Asus Eee 700 Series
I bought an Asus Eee PC in the Summer of 2008. It was the first generation Eee, and one of the first netbooks of it's size. For that reason it got a lot of attention when I used it in public.
People thought it was some sort of portable DVD player, and didn't believe it was a full-fledged computer. Even though that was only two years ago, netbooks really caught on, in part because of Asus' Eee computers. Nowadays they are ubiquitous in places like coffee shops and airports.
My Eee was originally running Xandros Linux. The OS worked well enough and it's small footprint made the computer boot and run faster than the ones running Linux.
However, after a year or so I found the OS to be a bit too basic, and somewhat limiting. I installed a customized Ubuntu distribution called Easy Peasy, and have been very happy with the results. The UI is very user-friendly, and uses browser-like tabs that help make organizing multiple programs simple, even on the Eee's small screen.

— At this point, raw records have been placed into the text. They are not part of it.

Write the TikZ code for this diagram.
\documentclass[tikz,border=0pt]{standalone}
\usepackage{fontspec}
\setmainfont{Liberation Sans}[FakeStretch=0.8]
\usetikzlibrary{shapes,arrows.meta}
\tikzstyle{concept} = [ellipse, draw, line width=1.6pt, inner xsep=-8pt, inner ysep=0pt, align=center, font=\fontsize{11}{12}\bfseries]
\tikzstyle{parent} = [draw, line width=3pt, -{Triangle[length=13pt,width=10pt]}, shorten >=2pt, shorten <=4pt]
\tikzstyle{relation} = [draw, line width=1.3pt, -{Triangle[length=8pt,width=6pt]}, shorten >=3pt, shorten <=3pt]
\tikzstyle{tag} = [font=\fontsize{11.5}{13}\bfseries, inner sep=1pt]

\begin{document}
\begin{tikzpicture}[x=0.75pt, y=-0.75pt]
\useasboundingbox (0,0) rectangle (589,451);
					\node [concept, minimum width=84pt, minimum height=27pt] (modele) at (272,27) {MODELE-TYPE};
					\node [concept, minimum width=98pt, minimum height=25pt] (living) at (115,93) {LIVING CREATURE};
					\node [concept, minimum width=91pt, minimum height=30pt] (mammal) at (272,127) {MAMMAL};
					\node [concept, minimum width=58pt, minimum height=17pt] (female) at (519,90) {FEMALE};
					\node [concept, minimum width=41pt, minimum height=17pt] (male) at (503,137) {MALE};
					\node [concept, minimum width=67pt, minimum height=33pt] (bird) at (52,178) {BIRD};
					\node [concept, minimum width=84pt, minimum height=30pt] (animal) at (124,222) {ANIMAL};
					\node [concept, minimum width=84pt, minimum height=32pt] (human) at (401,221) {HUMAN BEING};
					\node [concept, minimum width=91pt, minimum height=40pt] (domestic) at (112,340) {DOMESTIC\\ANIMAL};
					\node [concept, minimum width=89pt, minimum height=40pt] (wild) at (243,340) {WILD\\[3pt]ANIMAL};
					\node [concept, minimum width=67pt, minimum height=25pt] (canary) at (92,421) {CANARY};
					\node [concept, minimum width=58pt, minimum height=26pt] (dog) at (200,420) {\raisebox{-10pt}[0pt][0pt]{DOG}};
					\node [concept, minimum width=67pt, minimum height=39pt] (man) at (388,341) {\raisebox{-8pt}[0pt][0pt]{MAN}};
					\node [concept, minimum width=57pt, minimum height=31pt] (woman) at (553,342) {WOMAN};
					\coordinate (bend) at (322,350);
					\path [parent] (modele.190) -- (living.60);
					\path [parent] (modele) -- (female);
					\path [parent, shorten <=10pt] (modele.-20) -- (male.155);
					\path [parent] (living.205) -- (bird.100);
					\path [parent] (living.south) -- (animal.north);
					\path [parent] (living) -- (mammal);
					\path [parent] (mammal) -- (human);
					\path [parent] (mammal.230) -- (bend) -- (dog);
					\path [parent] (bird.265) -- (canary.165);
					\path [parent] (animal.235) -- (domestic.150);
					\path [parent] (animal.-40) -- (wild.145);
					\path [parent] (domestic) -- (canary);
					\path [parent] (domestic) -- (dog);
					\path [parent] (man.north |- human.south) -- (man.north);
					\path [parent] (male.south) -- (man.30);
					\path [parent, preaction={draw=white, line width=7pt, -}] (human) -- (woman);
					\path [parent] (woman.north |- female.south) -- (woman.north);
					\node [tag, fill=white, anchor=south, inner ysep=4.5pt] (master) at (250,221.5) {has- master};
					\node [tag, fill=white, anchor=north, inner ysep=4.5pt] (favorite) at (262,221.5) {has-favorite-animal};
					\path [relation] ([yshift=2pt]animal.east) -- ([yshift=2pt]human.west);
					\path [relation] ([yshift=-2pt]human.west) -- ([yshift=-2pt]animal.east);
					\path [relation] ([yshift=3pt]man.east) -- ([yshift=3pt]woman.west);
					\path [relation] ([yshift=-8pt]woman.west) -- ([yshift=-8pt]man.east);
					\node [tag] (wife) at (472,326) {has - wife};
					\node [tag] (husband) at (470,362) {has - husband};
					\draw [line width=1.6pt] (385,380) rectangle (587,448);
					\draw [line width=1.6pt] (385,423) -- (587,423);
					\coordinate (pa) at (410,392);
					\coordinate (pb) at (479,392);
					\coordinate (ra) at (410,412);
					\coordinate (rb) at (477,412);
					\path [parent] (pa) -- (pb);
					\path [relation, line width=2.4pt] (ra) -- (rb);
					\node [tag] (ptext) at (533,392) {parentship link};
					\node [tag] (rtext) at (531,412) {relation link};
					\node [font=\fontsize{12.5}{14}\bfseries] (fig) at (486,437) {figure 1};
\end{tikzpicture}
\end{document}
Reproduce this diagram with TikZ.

The original purpose for buying the Eee was that I was going to be doing some field work in India and needed something powerful enough to serve as a personal computer, but was also extremely light weight and portable.

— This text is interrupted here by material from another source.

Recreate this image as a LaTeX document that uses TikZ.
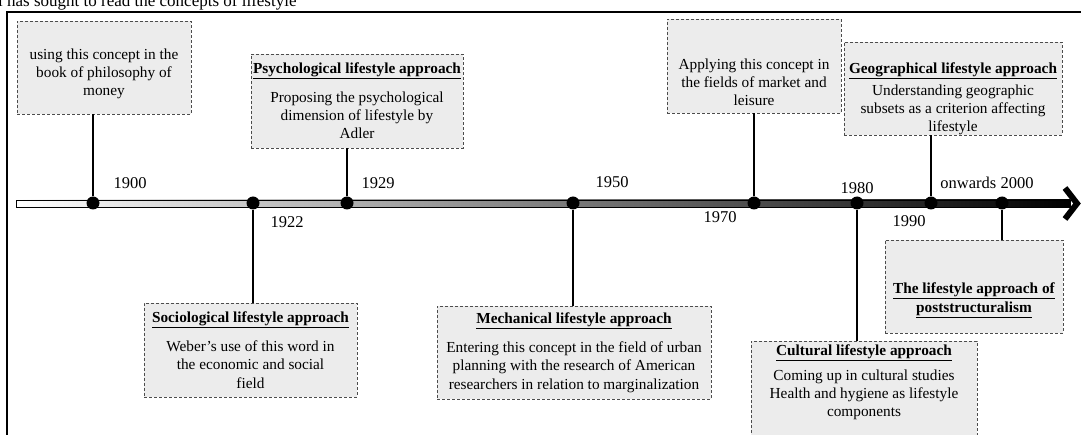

The Eee's had just come out, and at the $400 price point I thought it was worth a shot, even though I don't typically by first-generation gadgets. The keyboard is a bit small, and there is very little disc space of the model I have (only about 8 GB). But after using the computer for a while I grew very accustomed to the size, and since I was only working with Office-type files (.doc, .ppt, etc.), the disc size was sufficient.
The computer came with 512 MB of RAM, which I upgraded to 1 GB, which has been plenty for my needs. Asus has made a lot of improvements to the line over the past couple years, but I have to say that I'm happy with the simple yet effective version that I own. I still use it when traveling to this day, and would recommend an Eee.